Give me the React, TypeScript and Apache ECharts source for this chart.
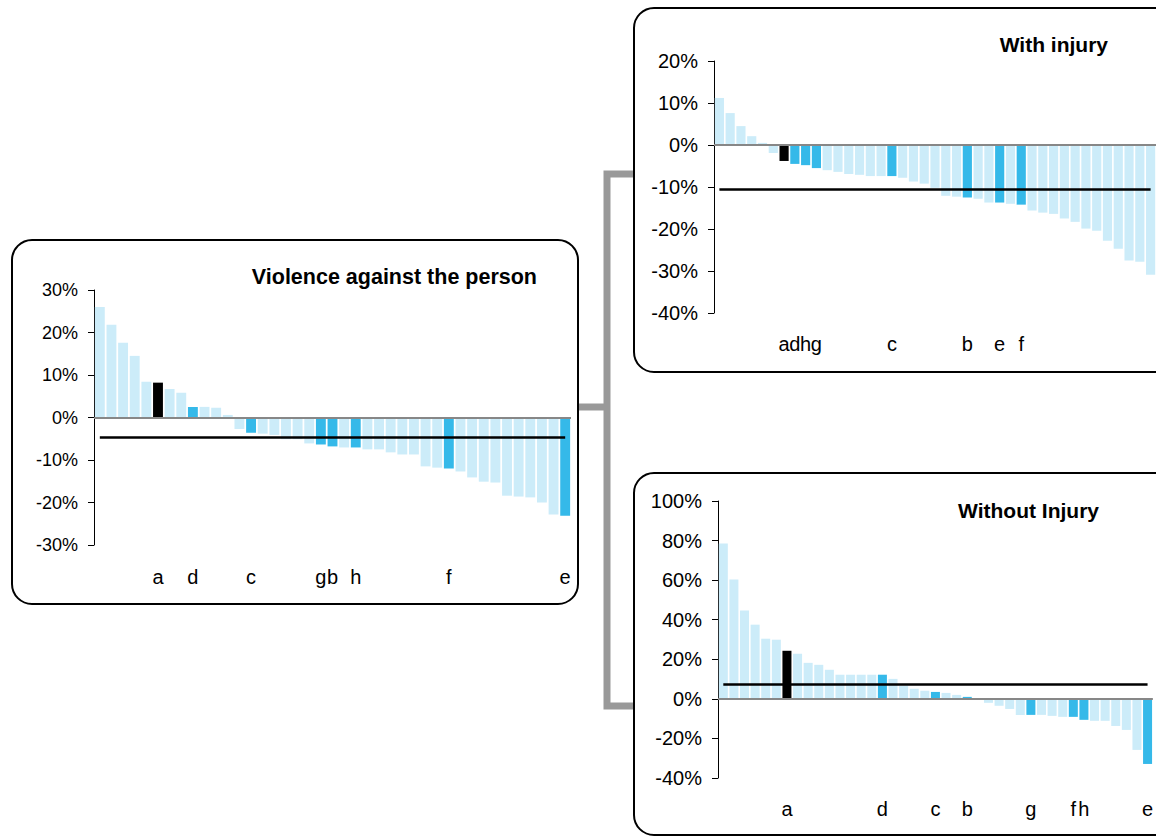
import React, { useEffect, useRef } from 'react';
import * as echarts from 'echarts';

// ---- Data ----
const violenceLabels = ['', '', '', '', '', 'a', '', '', 'd', '', '', '', '', 'c', '', '', '', '', '', 'g', 'b', '', 'h', '', '', '', '', '', '', '', 'f', '', '', '', '', '', '', '', '', '', 'e'];
const violenceValues = [26.0, 21.8, 17.6, 14.5, 8.4, 8.2, 6.7, 5.8, 2.5, 2.5, 2.3, 0.6, -2.7, -3.6, -3.8, -4.1, -5.1, -5.1, -6.1, -6.35, -6.8, -7.05, -7.05, -7.5, -7.5, -8.2, -8.7, -8.7, -11.5, -11.8, -12.0, -12.7, -14.1, -15.1, -15.3, -18.4, -18.6, -18.8, -20.0, -22.8, -23.1];
const violenceAverage = -4.6;
const violenceAxis = [-30, 30, 10];

const injuryLabels = ['', '', '', '', '', '', 'a', 'd', 'h', 'g', '', '', '', '', '', '', 'c', '', '', '', '', '', '', 'b', '', '', 'e', '', 'f', '', '', '', '', '', '', '', '', '', '', '', ''];
const injuryValues = [11.2, 7.6, 4.5, 2.1, 0.5, -1.9, -3.8, -4.5, -4.8, -5.5, -6.0, -6.4, -6.9, -7.1, -7.4, -7.4, -7.4, -7.8, -8.7, -9.2, -10.2, -12.1, -12.3, -12.5, -12.8, -13.7, -13.7, -14.0, -14.2, -15.6, -16.1, -16.4, -17.5, -18.3, -19.9, -20.4, -22.8, -24.7, -27.5, -27.8, -30.9];
const injuryAverage = -10.6;
const injuryAxis = [-40, 20, 10];

const noInjuryLabels = ['', '', '', '', '', '', 'a', '', '', '', '', '', '', '', '', 'd', '', '', '', '', 'c', '', '', 'b', '', '', '', '', '', 'g', '', '', '', 'f', 'h', '', '', '', '', '', 'e'];
const noInjuryValues = [78.5, 60.3, 44.6, 37.5, 30.4, 29.9, 24.3, 22.8, 18.2, 17.2, 14.7, 12.2, 12.2, 12.2, 12.2, 12.2, 10.1, 6.6, 5.1, 4.1, 3.5, 3.0, 2.0, 1.0, 0.3, -2.0, -3.5, -5.1, -8.1, -8.1, -8.1, -8.6, -9.1, -9.1, -10.6, -11.1, -11.1, -13.7, -15.7, -25.8, -32.9];
const noInjuryAverage = 7.3;
const noInjuryAxis = [-40, 100, 20];

const titles = ['Violence against the person', 'With injury', 'Without Injury'];

const FONT = '"Liberation Sans", Arial, sans-serif';
const LIGHT = '#CCECF9';
const BLUE = '#35B9E9';

function barColor(label: string) {
  if (label === 'a') return '#000000';
  if (label) return BLUE;
  return LIGHT;
}

export default function App() {
  const ref = useRef<HTMLDivElement>(null);

  useEffect(() => {
    if (!ref.current) return;
    const chart = echarts.init(ref.current, undefined, { renderer: 'svg' });

    const panels = [
      { labels: violenceLabels, values: violenceValues, avg: violenceAverage, axis: violenceAxis, grid: { left: 94, top: 290, width: 477, height: 255 }, yFont: 18, xMargin: 22 },
      { labels: injuryLabels, values: injuryValues, avg: injuryAverage, axis: injuryAxis, grid: { left: 714, top: 61, width: 450, height: 252 }, yFont: 20, xMargin: 21 },
      { labels: noInjuryLabels, values: noInjuryValues, avg: noInjuryAverage, axis: noInjuryAxis, grid: { left: 718, top: 501, width: 445, height: 277 }, yFont: 20, xMargin: 21 },
    ];

    const titleStyle = (text: string, size: number) => ({
      text,
      fontSize: size,
      fontWeight: 'bold',
      fontFamily: FONT,
      fill: '#000',
      align: 'right',
      verticalAlign: 'middle',
      textAlign: 'right',
      textVerticalAlign: 'middle',
    });

    const option: any = {
      animation: false,
      grid: panels.map((p) => ({ ...p.grid, containLabel: false })),
      xAxis: panels.map((p, i) => ({
        type: 'category',
        gridIndex: i,
        data: p.labels,
        axisLine: { show: false, onZero: false },
        axisTick: { show: false },
        splitLine: { show: false },
        axisLabel: { interval: 0, fontSize: 20, color: '#000', fontFamily: FONT, margin: p.xMargin },
      })),
      yAxis: panels.map((p, i) => ({
        type: 'value',
        gridIndex: i,
        min: p.axis[0],
        max: p.axis[1],
        interval: p.axis[2],
        axisLine: { show: true, lineStyle: { color: '#000', width: 1 } },
        axisTick: { show: true, length: 6, lineStyle: { color: '#000', width: 1 } },
        splitLine: { show: false },
        axisLabel: { formatter: '{value}%', fontSize: p.yFont, color: '#000', fontFamily: FONT, margin: 16 },
      })),
      series: panels.map((p, i) => ({
        type: 'bar',
        xAxisIndex: i,
        yAxisIndex: i,
        barCategoryGap: '15%',
        data: p.values.map((v, k) => ({ value: v, itemStyle: { color: barColor(p.labels[k]) } })),
        markLine: {
          silent: true,
          symbol: ['none', 'none'],
          label: { show: false },
          emphasis: { disabled: true },
          data: [
            { yAxis: 0, lineStyle: { color: '#878787', width: 2, type: 'solid' } },
            [
              { coord: [0, p.avg], lineStyle: { color: '#000', width: 2.6, type: 'solid' } },
              { coord: [p.values.length - 1, p.avg], lineStyle: { color: '#000', width: 2.6, type: 'solid' } },
            ],
          ],
        },
      })),
      graphic: [
        { type: 'rect', z: 0, shape: { x: 12, y: 240, width: 566, height: 364, r: 20 }, style: { fill: 'none', stroke: '#000', lineWidth: 2 } },
        { type: 'rect', z: 0, shape: { x: 634, y: 8, width: 620, height: 364, r: 20 }, style: { fill: 'none', stroke: '#000', lineWidth: 2 } },
        { type: 'rect', z: 0, shape: { x: 634, y: 473, width: 620, height: 362, r: 20 }, style: { fill: 'none', stroke: '#000', lineWidth: 2 } },
        { type: 'polyline', z: 0, shape: { points: [[579, 407], [607, 407]] }, style: { stroke: '#999', lineWidth: 7, fill: 'none' } },
        { type: 'polyline', z: 0, shape: { points: [[633, 174], [607, 174], [607, 706], [633, 706]] }, style: { stroke: '#999', lineWidth: 7, fill: 'none', lineJoin: 'miter' } },
        { type: 'text', x: 537, y: 277, style: titleStyle(titles[0], 21.5) },
        { type: 'text', x: 1108, y: 44, style: titleStyle(titles[1], 21) },
        { type: 'text', x: 1099, y: 510, style: titleStyle(titles[2], 21) },
      ],
    };

    chart.setOption(option);
    return () => chart.dispose();
  }, []);

  return (
    <div
      ref={ref}
      style={{ position: 'fixed', left: 0, top: 0, width: 1156, height: 836, background: '#fff' }}
    />
  );
}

--------

Return only the lines from the start of the data through the line that contains "import * as echarts from 'echarts';", please, copying them exactly and omitting all pictures.

### WORKED ANSWER
Give me the React, TypeScript and Apache ECharts source for this chart.
import React, { useEffect, useRef } from 'react';
import * as echarts from 'echarts';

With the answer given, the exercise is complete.